Charts and diagrams as code:
——————
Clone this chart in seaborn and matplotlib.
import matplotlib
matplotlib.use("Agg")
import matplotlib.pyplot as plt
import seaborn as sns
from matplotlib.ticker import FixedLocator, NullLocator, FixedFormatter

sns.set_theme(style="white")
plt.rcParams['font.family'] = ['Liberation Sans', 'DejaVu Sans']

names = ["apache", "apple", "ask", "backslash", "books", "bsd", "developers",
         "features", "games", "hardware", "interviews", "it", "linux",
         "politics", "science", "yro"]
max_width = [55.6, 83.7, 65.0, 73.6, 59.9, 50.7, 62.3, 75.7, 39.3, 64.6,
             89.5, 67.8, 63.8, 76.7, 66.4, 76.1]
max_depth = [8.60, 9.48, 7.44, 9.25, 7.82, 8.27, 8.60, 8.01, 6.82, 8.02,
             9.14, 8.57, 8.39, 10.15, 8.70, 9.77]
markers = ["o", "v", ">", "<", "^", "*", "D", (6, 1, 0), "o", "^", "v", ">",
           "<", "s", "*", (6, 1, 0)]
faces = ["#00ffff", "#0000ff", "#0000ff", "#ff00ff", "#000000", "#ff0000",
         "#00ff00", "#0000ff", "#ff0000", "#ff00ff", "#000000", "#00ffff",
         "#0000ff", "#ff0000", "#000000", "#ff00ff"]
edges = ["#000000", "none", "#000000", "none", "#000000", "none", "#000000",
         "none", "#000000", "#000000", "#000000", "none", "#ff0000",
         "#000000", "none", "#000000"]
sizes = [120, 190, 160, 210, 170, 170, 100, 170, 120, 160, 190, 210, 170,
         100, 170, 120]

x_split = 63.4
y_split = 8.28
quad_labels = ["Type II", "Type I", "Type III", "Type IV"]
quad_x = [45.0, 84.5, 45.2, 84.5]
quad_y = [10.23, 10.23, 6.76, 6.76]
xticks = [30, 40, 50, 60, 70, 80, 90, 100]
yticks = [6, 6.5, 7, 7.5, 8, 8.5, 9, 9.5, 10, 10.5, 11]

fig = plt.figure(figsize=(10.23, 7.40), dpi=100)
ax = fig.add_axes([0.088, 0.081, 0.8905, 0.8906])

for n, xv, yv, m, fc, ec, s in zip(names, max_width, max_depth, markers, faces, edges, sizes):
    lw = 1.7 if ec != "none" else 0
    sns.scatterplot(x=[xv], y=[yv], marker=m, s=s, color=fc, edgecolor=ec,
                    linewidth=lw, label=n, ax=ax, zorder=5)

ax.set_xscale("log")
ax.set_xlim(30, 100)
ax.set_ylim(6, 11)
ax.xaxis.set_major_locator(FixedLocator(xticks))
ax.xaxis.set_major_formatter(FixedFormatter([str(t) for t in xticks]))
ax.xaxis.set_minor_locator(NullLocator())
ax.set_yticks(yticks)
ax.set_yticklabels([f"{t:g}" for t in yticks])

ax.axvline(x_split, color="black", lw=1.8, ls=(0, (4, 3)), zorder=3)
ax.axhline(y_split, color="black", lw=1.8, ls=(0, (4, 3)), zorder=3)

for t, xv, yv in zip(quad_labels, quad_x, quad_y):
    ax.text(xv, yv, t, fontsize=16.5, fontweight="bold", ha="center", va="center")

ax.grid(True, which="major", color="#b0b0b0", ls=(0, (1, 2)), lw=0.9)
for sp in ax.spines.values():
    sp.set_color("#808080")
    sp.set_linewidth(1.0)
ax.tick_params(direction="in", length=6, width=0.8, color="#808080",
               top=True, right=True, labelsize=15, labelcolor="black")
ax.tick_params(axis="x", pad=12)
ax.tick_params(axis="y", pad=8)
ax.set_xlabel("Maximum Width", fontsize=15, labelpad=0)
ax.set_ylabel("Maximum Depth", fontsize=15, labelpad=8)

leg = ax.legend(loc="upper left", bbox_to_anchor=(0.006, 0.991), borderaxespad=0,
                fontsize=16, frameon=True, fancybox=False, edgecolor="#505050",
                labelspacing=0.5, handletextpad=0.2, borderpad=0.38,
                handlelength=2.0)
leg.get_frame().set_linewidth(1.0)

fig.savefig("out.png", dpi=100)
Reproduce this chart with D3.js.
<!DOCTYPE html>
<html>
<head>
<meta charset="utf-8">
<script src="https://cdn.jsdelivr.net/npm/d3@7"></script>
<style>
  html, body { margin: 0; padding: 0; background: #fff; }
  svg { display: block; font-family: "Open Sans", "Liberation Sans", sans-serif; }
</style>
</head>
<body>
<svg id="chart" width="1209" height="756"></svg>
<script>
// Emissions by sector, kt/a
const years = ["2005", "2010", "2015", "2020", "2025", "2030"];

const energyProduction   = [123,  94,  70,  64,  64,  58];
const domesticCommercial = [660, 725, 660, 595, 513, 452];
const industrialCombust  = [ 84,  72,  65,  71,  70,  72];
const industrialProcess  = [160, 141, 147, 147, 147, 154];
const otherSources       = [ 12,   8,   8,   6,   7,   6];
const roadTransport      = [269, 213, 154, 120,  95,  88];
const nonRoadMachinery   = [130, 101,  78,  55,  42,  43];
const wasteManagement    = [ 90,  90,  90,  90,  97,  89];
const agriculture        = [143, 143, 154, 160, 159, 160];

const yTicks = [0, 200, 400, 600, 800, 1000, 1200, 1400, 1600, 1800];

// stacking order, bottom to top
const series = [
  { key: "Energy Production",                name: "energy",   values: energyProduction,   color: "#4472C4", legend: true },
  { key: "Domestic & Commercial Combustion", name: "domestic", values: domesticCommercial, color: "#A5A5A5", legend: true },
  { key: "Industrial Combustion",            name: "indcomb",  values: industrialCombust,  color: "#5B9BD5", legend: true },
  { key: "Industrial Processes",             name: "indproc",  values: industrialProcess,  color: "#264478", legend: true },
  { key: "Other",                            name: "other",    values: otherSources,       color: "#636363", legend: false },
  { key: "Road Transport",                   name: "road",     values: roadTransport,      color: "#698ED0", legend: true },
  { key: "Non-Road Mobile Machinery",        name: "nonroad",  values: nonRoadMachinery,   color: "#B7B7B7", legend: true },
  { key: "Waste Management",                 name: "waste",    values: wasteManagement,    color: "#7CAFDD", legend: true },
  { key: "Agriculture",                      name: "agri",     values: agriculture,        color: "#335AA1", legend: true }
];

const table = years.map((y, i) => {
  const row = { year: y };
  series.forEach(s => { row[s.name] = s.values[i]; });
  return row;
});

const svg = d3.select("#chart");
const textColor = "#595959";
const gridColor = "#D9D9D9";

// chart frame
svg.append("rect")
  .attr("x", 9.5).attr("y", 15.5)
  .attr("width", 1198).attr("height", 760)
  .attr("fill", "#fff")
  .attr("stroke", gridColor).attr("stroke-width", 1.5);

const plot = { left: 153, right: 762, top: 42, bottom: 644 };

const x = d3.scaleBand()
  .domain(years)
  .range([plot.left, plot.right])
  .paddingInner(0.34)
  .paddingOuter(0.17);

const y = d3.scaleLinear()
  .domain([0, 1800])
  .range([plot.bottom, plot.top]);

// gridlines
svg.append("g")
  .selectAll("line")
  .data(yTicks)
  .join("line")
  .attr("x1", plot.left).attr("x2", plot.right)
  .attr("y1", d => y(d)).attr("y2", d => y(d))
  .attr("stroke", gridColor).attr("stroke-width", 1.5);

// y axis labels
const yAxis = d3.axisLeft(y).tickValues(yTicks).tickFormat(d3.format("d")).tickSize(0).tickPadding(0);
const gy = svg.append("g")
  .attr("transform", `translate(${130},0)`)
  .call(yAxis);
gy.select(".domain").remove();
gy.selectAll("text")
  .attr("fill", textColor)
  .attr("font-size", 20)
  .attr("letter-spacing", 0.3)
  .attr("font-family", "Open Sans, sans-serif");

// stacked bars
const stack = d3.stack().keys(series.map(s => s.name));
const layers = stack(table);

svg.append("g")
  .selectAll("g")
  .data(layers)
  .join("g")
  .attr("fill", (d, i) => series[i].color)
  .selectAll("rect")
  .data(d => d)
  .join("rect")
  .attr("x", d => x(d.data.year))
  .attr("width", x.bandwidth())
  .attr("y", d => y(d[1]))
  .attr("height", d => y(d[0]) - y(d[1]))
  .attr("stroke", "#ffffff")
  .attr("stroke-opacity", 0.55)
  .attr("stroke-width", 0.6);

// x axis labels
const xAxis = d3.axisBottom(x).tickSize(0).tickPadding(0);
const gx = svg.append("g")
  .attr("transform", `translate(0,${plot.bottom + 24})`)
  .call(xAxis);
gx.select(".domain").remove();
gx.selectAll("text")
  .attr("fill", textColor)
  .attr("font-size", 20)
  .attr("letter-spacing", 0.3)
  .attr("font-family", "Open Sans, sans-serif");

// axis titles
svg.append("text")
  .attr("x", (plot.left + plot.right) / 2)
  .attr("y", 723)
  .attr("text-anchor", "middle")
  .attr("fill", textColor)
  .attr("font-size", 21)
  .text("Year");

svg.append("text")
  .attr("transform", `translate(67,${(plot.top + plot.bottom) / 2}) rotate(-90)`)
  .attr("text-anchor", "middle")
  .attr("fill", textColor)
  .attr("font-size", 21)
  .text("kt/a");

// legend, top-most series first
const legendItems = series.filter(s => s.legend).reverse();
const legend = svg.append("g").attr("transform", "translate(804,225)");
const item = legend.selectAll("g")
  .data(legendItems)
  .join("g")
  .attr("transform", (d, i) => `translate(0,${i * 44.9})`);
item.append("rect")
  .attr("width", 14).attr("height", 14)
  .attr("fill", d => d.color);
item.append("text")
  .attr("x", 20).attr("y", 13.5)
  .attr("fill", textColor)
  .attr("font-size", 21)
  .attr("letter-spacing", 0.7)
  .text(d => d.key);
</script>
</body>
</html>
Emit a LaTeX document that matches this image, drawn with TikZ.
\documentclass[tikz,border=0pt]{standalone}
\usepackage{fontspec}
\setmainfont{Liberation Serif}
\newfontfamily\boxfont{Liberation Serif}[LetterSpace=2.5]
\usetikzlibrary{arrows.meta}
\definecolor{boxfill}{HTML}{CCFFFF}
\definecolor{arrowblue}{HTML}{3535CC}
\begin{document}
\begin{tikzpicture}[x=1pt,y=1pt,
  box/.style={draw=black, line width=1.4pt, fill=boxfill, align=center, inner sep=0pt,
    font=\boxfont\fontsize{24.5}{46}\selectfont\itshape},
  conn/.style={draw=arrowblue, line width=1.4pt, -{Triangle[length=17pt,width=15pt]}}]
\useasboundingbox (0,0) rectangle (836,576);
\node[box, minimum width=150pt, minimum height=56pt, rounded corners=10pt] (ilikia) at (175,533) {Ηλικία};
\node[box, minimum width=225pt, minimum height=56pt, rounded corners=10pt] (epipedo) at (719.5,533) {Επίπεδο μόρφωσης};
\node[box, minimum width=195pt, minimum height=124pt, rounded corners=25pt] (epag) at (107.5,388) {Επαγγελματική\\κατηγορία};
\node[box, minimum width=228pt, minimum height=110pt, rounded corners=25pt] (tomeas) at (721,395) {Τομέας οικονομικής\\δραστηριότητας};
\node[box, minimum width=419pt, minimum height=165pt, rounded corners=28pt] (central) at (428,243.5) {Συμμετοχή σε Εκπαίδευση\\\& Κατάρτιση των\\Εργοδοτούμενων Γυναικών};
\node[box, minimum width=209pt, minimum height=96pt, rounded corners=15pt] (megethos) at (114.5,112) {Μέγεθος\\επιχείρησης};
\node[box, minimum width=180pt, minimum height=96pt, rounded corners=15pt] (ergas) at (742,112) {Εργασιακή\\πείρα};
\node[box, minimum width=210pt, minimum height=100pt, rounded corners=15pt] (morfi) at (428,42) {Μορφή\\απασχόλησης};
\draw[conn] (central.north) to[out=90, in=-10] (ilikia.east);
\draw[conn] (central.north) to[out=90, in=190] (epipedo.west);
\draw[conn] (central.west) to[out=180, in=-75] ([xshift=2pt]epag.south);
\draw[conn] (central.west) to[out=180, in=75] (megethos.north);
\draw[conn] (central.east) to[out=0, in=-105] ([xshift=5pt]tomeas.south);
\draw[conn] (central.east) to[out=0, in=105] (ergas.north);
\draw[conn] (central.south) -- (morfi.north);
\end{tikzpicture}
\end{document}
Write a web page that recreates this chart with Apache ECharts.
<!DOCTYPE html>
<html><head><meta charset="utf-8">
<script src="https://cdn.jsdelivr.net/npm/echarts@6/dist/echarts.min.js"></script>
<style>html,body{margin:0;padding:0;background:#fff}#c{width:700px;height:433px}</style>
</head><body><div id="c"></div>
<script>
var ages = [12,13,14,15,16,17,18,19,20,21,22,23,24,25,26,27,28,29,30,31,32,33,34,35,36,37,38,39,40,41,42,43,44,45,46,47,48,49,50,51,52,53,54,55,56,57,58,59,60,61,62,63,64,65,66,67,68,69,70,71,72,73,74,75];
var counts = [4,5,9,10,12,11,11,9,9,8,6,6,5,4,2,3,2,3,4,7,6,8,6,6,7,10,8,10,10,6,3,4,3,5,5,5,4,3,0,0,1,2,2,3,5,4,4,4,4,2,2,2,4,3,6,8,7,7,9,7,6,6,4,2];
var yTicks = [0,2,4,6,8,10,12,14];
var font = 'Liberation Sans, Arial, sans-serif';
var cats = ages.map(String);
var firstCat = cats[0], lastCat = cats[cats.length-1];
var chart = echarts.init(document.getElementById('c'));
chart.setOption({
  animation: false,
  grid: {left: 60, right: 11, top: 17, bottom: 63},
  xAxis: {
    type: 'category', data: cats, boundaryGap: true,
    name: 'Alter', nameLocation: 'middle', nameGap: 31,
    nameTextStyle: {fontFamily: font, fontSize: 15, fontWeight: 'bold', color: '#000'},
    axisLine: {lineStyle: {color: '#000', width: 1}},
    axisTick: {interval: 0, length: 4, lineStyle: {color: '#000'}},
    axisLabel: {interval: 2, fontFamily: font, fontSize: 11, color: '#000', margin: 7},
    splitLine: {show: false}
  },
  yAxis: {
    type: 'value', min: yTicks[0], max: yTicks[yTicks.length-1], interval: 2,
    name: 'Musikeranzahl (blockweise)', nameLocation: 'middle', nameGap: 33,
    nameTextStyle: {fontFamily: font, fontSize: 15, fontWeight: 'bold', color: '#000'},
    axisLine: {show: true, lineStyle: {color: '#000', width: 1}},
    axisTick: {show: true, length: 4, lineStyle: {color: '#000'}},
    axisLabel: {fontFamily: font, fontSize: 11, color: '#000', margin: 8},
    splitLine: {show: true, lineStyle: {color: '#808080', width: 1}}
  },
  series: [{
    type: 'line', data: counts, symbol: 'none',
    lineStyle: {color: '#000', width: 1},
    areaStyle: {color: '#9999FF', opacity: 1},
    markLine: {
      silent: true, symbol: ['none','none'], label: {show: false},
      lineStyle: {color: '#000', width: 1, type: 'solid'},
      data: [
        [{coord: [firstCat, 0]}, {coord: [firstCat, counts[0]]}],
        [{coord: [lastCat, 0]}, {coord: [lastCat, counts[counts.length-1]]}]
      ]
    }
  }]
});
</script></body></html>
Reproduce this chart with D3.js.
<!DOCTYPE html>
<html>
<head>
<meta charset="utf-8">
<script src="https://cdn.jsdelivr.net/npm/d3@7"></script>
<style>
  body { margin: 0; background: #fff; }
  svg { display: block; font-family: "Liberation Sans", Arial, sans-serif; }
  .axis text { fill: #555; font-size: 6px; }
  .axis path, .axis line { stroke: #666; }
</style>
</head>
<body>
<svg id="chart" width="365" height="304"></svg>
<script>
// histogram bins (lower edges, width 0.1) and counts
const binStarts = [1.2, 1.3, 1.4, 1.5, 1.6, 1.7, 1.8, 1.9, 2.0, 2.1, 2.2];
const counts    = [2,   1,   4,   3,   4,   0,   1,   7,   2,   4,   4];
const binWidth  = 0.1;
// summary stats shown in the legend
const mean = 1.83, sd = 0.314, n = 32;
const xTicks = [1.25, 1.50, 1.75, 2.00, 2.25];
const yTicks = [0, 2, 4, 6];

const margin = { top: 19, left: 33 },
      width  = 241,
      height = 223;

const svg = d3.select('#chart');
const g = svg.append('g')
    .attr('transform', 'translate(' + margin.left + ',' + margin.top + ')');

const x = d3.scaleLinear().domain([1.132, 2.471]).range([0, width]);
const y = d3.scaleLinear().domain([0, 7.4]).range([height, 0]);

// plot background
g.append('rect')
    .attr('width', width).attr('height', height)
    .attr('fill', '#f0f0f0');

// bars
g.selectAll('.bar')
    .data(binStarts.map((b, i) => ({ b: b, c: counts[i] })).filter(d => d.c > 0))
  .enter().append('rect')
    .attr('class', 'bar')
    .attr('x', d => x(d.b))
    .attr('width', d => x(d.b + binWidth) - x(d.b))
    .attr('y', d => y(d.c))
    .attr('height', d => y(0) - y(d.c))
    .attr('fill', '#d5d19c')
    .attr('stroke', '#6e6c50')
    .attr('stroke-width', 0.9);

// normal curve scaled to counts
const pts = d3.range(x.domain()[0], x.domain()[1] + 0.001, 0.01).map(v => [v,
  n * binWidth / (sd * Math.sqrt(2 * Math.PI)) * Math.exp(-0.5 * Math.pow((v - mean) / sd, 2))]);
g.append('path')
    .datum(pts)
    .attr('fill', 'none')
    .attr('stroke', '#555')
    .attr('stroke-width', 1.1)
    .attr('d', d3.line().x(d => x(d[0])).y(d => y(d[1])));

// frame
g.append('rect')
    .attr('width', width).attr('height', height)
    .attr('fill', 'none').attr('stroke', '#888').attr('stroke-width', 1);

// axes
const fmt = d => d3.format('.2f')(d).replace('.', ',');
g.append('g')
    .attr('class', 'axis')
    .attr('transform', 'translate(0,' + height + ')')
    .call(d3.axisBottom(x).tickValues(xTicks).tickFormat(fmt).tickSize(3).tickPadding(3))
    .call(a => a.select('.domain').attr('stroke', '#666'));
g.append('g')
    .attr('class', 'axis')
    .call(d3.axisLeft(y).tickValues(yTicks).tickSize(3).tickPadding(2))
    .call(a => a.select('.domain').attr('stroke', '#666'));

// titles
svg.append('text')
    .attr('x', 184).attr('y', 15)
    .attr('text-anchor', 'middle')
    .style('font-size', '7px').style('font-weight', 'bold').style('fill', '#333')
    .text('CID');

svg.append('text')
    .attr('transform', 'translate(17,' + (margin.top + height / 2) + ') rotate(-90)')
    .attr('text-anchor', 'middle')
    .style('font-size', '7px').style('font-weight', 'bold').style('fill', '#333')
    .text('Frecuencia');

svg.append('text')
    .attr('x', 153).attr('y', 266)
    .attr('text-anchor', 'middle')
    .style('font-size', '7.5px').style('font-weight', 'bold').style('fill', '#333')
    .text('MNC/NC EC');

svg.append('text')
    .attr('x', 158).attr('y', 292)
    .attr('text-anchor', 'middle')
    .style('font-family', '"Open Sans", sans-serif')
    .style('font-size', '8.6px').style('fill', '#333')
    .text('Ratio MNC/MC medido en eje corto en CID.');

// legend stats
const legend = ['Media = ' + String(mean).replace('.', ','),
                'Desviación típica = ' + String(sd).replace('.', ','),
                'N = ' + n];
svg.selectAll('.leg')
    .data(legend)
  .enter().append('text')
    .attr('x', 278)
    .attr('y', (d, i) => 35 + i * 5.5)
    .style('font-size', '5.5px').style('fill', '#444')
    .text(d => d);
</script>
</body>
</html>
——————
● **Problem requirements**:
The answer should consist of the lines from the first line of the entries through the line with "linewidth=lw, label=n, ax=ax, zorder=5)", copied exactly.

● **Exercise solution**:
Clone this chart in seaborn and matplotlib.
import matplotlib
matplotlib.use("Agg")
import matplotlib.pyplot as plt
import seaborn as sns
from matplotlib.ticker import FixedLocator, NullLocator, FixedFormatter

sns.set_theme(style="white")
plt.rcParams['font.family'] = ['Liberation Sans', 'DejaVu Sans']

names = ["apache", "apple", "ask", "backslash", "books", "bsd", "developers",
         "features", "games", "hardware", "interviews", "it", "linux",
         "politics", "science", "yro"]
max_width = [55.6, 83.7, 65.0, 73.6, 59.9, 50.7, 62.3, 75.7, 39.3, 64.6,
             89.5, 67.8, 63.8, 76.7, 66.4, 76.1]
max_depth = [8.60, 9.48, 7.44, 9.25, 7.82, 8.27, 8.60, 8.01, 6.82, 8.02,
             9.14, 8.57, 8.39, 10.15, 8.70, 9.77]
markers = ["o", "v", ">", "<", "^", "*", "D", (6, 1, 0), "o", "^", "v", ">",
           "<", "s", "*", (6, 1, 0)]
faces = ["#00ffff", "#0000ff", "#0000ff", "#ff00ff", "#000000", "#ff0000",
         "#00ff00", "#0000ff", "#ff0000", "#ff00ff", "#000000", "#00ffff",
         "#0000ff", "#ff0000", "#000000", "#ff00ff"]
edges = ["#000000", "none", "#000000", "none", "#000000", "none", "#000000",
         "none", "#000000", "#000000", "#000000", "none", "#ff0000",
         "#000000", "none", "#000000"]
sizes = [120, 190, 160, 210, 170, 170, 100, 170, 120, 160, 190, 210, 170,
         100, 170, 120]

x_split = 63.4
y_split = 8.28
quad_labels = ["Type II", "Type I", "Type III", "Type IV"]
quad_x = [45.0, 84.5, 45.2, 84.5]
quad_y = [10.23, 10.23, 6.76, 6.76]
xticks = [30, 40, 50, 60, 70, 80, 90, 100]
yticks = [6, 6.5, 7, 7.5, 8, 8.5, 9, 9.5, 10, 10.5, 11]

fig = plt.figure(figsize=(10.23, 7.40), dpi=100)
ax = fig.add_axes([0.088, 0.081, 0.8905, 0.8906])

for n, xv, yv, m, fc, ec, s in zip(names, max_width, max_depth, markers, faces, edges, sizes):
    lw = 1.7 if ec != "none" else 0
    sns.scatterplot(x=[xv], y=[yv], marker=m, s=s, color=fc, edgecolor=ec,
                    linewidth=lw, label=n, ax=ax, zorder=5)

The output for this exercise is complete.